>> START Information provided

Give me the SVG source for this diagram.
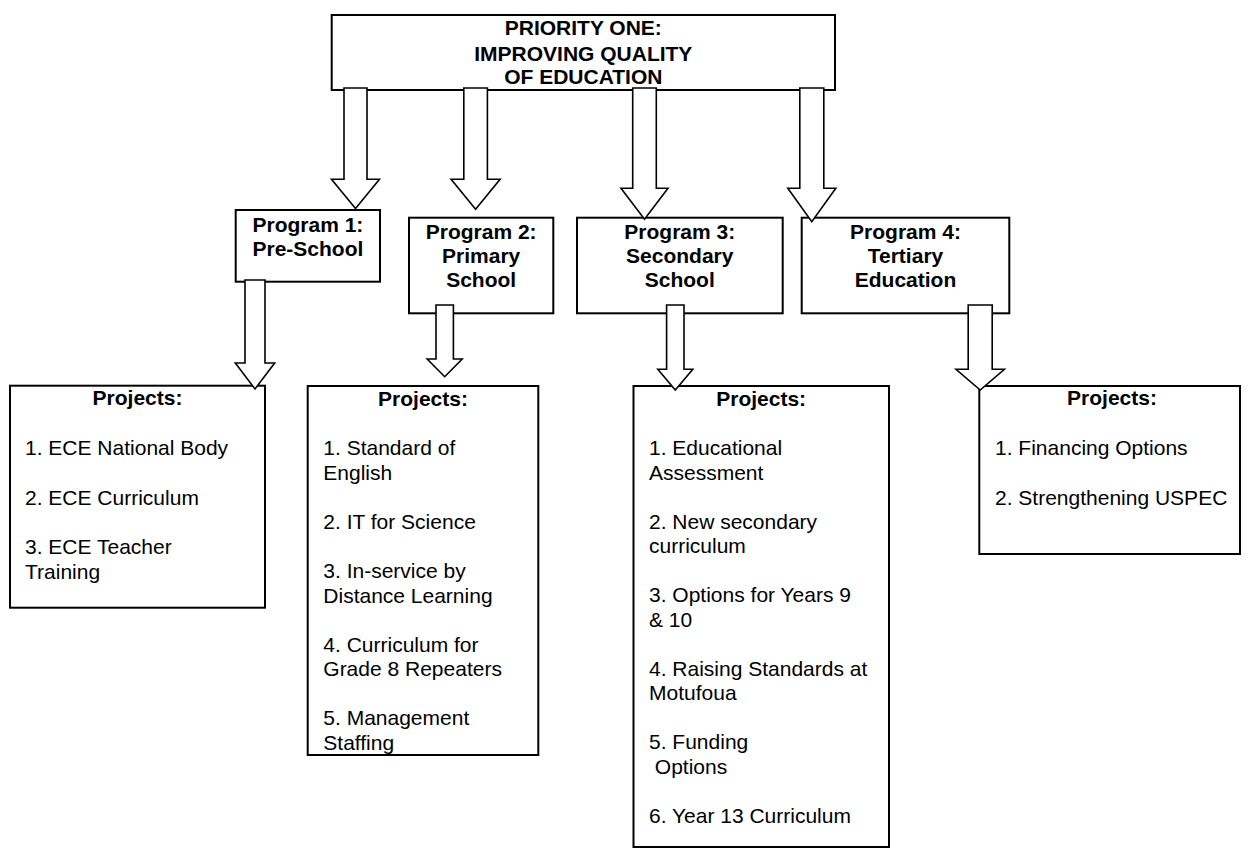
<svg xmlns="http://www.w3.org/2000/svg" width="1258" height="856" viewBox="0 0 1258 856">
<style>
.box{fill:#fff;stroke:#000;stroke-width:2}
.arr{fill:#fff;stroke:#000;stroke-width:1.6;stroke-linejoin:miter}
.b{font-family:"Liberation Sans",Arial,sans-serif;font-size:21px;font-weight:bold;fill:#000;text-anchor:middle}
.t{font-family:"Liberation Sans",Arial,sans-serif;font-size:21px;fill:#000}
</style>
<rect width="1258" height="856" fill="#fff"/>
<g id="priority">
<rect class="box" x="331.7" y="15" width="503.3" height="75"/>
<text class="b" x="583.3" y="35">PRIORITY ONE:</text>
<text class="b" x="583.3" y="60.5">IMPROVING QUALITY</text>
<text class="b" x="583.3" y="84">OF EDUCATION</text>
</g>
<g id="program1">
<rect class="box" x="235.7" y="210" width="144.3" height="71.7"/>
<text class="b" x="307.9" y="232">Program 1:</text>
<text class="b" x="307.9" y="255.5">Pre-School</text>
</g>
<g id="program2">
<rect class="box" x="409" y="217.7" width="144.3" height="95.6"/>
<text class="b" x="481.2" y="238.5">Program 2:</text>
<text class="b" x="481.2" y="262.8">Primary</text>
<text class="b" x="481.2" y="287">School</text>
</g>
<g id="program3">
<rect class="box" x="577" y="217.7" width="205.7" height="95.6"/>
<text class="b" x="679.8" y="238.5">Program 3:</text>
<text class="b" x="679.8" y="262.8">Secondary</text>
<text class="b" x="679.8" y="287">School</text>
</g>
<g id="program4">
<rect class="box" x="801.7" y="217.7" width="207.6" height="95.6"/>
<text class="b" x="905.5" y="238.5">Program 4:</text>
<text class="b" x="905.5" y="262.8">Tertiary</text>
<text class="b" x="905.5" y="287">Education</text>
</g>
<g id="projects1">
<rect class="box" x="10" y="385.7" width="255" height="222"/>
<text class="b" x="137.5" y="405">Projects:</text>
<text class="t" x="25" y="455">1. ECE National Body</text>
<text class="t" x="25" y="504.5">2. ECE Curriculum</text>
<text class="t" x="25" y="554">3. ECE Teacher</text>
<text class="t" x="25" y="578.5">Training</text>
</g>
<g id="projects2">
<rect class="box" x="307.7" y="386" width="230.6" height="369"/>
<text class="b" x="423" y="406">Projects:</text>
<text class="t" x="323.3" y="455">1. Standard of</text>
<text class="t" x="323.3" y="479.5">English</text>
<text class="t" x="323.3" y="528.5">2. IT for Science</text>
<text class="t" x="323.3" y="578">3. In-service by</text>
<text class="t" x="323.3" y="602.5">Distance Learning</text>
<text class="t" x="323.3" y="651.5">4. Curriculum for</text>
<text class="t" x="323.3" y="676">Grade 8 Repeaters</text>
<text class="t" x="323.3" y="725">5. Management</text>
<text class="t" x="323.3" y="749.5">Staffing</text>
</g>
<g id="projects3">
<rect class="box" x="633.5" y="386" width="255.5" height="461"/>
<text class="b" x="761.2" y="406">Projects:</text>
<text class="t" x="649" y="455">1. Educational</text>
<text class="t" x="649" y="479.5">Assessment</text>
<text class="t" x="649" y="528.5">2. New secondary</text>
<text class="t" x="649" y="553">curriculum</text>
<text class="t" x="649" y="602">3. Options for Years 9</text>
<text class="t" x="649" y="626.5">&amp; 10</text>
<text class="t" x="649" y="675.5">4. Raising Standards at</text>
<text class="t" x="649" y="700">Motufoua</text>
<text class="t" x="649" y="749">5. Funding</text>
<text class="t" x="649" y="773.5" xml:space="preserve"> Options</text>
<text class="t" x="649" y="822.5">6. Year 13 Curriculum</text>
</g>
<g id="projects4">
<rect class="box" x="979.3" y="386" width="260.7" height="168"/>
<text class="b" x="1112" y="405">Projects:</text>
<text class="t" x="995" y="455">1. Financing Options</text>
<text class="t" x="995" y="505">2. Strengthening USPEC</text>
</g>
<g id="connectors">
<polygon class="arr" points="344,88 367,88 367,179.3 379.5,179.3 355.5,208.5 331.5,179.3 344,179.3"/>
<polygon class="arr" points="463.8,88 487.4,88 487.4,179.3 500.1,179.3 475.6,209.3 451.1,179.3 463.8,179.3"/>
<polygon class="arr" points="632.7,88 656.3,88 656.3,188.3 668,188.3 644.5,219.3 621,188.3 632.7,188.3"/>
<polygon class="arr" points="799.8,88 823.8,88 823.8,188.3 835.8,188.3 811.8,221.7 787.8,188.3 799.8,188.3"/>
<polygon class="arr" points="245,280 265,280 265,363 274.7,363 255,389 235.3,363 245,363"/>
<polygon class="arr" points="436,305 453.4,305 453.4,359 462.2,359 444.7,376.7 427.2,359 436,359"/>
<polygon class="arr" points="666.6,305 684,305 684,369.3 692.8,369.3 675.3,390 657.8,369.3 666.6,369.3"/>
<polygon class="arr" points="968.2,305 992.2,305 992.2,369.3 1004.4,369.3 980.2,390 956,369.3 968.2,369.3"/>
</g>
</svg>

>> END Information provided

» Do this
Without the pictures, write out the whole listing above exactly as it appears.

» Finished answer
Give me the SVG source for this diagram.
<svg xmlns="http://www.w3.org/2000/svg" width="1258" height="856" viewBox="0 0 1258 856">
<style>
.box{fill:#fff;stroke:#000;stroke-width:2}
.arr{fill:#fff;stroke:#000;stroke-width:1.6;stroke-linejoin:miter}
.b{font-family:"Liberation Sans",Arial,sans-serif;font-size:21px;font-weight:bold;fill:#000;text-anchor:middle}
.t{font-family:"Liberation Sans",Arial,sans-serif;font-size:21px;fill:#000}
</style>
<rect width="1258" height="856" fill="#fff"/>
<g id="priority">
<rect class="box" x="331.7" y="15" width="503.3" height="75"/>
<text class="b" x="583.3" y="35">PRIORITY ONE:</text>
<text class="b" x="583.3" y="60.5">IMPROVING QUALITY</text>
<text class="b" x="583.3" y="84">OF EDUCATION</text>
</g>
<g id="program1">
<rect class="box" x="235.7" y="210" width="144.3" height="71.7"/>
<text class="b" x="307.9" y="232">Program 1:</text>
<text class="b" x="307.9" y="255.5">Pre-School</text>
</g>
<g id="program2">
<rect class="box" x="409" y="217.7" width="144.3" height="95.6"/>
<text class="b" x="481.2" y="238.5">Program 2:</text>
<text class="b" x="481.2" y="262.8">Primary</text>
<text class="b" x="481.2" y="287">School</text>
</g>
<g id="program3">
<rect class="box" x="577" y="217.7" width="205.7" height="95.6"/>
<text class="b" x="679.8" y="238.5">Program 3:</text>
<text class="b" x="679.8" y="262.8">Secondary</text>
<text class="b" x="679.8" y="287">School</text>
</g>
<g id="program4">
<rect class="box" x="801.7" y="217.7" width="207.6" height="95.6"/>
<text class="b" x="905.5" y="238.5">Program 4:</text>
<text class="b" x="905.5" y="262.8">Tertiary</text>
<text class="b" x="905.5" y="287">Education</text>
</g>
<g id="projects1">
<rect class="box" x="10" y="385.7" width="255" height="222"/>
<text class="b" x="137.5" y="405">Projects:</text>
<text class="t" x="25" y="455">1. ECE National Body</text>
<text class="t" x="25" y="504.5">2. ECE Curriculum</text>
<text class="t" x="25" y="554">3. ECE Teacher</text>
<text class="t" x="25" y="578.5">Training</text>
</g>
<g id="projects2">
<rect class="box" x="307.7" y="386" width="230.6" height="369"/>
<text class="b" x="423" y="406">Projects:</text>
<text class="t" x="323.3" y="455">1. Standard of</text>
<text class="t" x="323.3" y="479.5">English</text>
<text class="t" x="323.3" y="528.5">2. IT for Science</text>
<text class="t" x="323.3" y="578">3. In-service by</text>
<text class="t" x="323.3" y="602.5">Distance Learning</text>
<text class="t" x="323.3" y="651.5">4. Curriculum for</text>
<text class="t" x="323.3" y="676">Grade 8 Repeaters</text>
<text class="t" x="323.3" y="725">5. Management</text>
<text class="t" x="323.3" y="749.5">Staffing</text>
</g>
<g id="projects3">
<rect class="box" x="633.5" y="386" width="255.5" height="461"/>
<text class="b" x="761.2" y="406">Projects:</text>
<text class="t" x="649" y="455">1. Educational</text>
<text class="t" x="649" y="479.5">Assessment</text>
<text class="t" x="649" y="528.5">2. New secondary</text>
<text class="t" x="649" y="553">curriculum</text>
<text class="t" x="649" y="602">3. Options for Years 9</text>
<text class="t" x="649" y="626.5">&amp; 10</text>
<text class="t" x="649" y="675.5">4. Raising Standards at</text>
<text class="t" x="649" y="700">Motufoua</text>
<text class="t" x="649" y="749">5. Funding</text>
<text class="t" x="649" y="773.5" xml:space="preserve"> Options</text>
<text class="t" x="649" y="822.5">6. Year 13 Curriculum</text>
</g>
<g id="projects4">
<rect class="box" x="979.3" y="386" width="260.7" height="168"/>
<text class="b" x="1112" y="405">Projects:</text>
<text class="t" x="995" y="455">1. Financing Options</text>
<text class="t" x="995" y="505">2. Strengthening USPEC</text>
</g>
<g id="connectors">
<polygon class="arr" points="344,88 367,88 367,179.3 379.5,179.3 355.5,208.5 331.5,179.3 344,179.3"/>
<polygon class="arr" points="463.8,88 487.4,88 487.4,179.3 500.1,179.3 475.6,209.3 451.1,179.3 463.8,179.3"/>
<polygon class="arr" points="632.7,88 656.3,88 656.3,188.3 668,188.3 644.5,219.3 621,188.3 632.7,188.3"/>
<polygon class="arr" points="799.8,88 823.8,88 823.8,188.3 835.8,188.3 811.8,221.7 787.8,188.3 799.8,188.3"/>
<polygon class="arr" points="245,280 265,280 265,363 274.7,363 255,389 235.3,363 245,363"/>
<polygon class="arr" points="436,305 453.4,305 453.4,359 462.2,359 444.7,376.7 427.2,359 436,359"/>
<polygon class="arr" points="666.6,305 684,305 684,369.3 692.8,369.3 675.3,390 657.8,369.3 666.6,369.3"/>
<polygon class="arr" points="968.2,305 992.2,305 992.2,369.3 1004.4,369.3 980.2,390 956,369.3 968.2,369.3"/>
</g>
</svg>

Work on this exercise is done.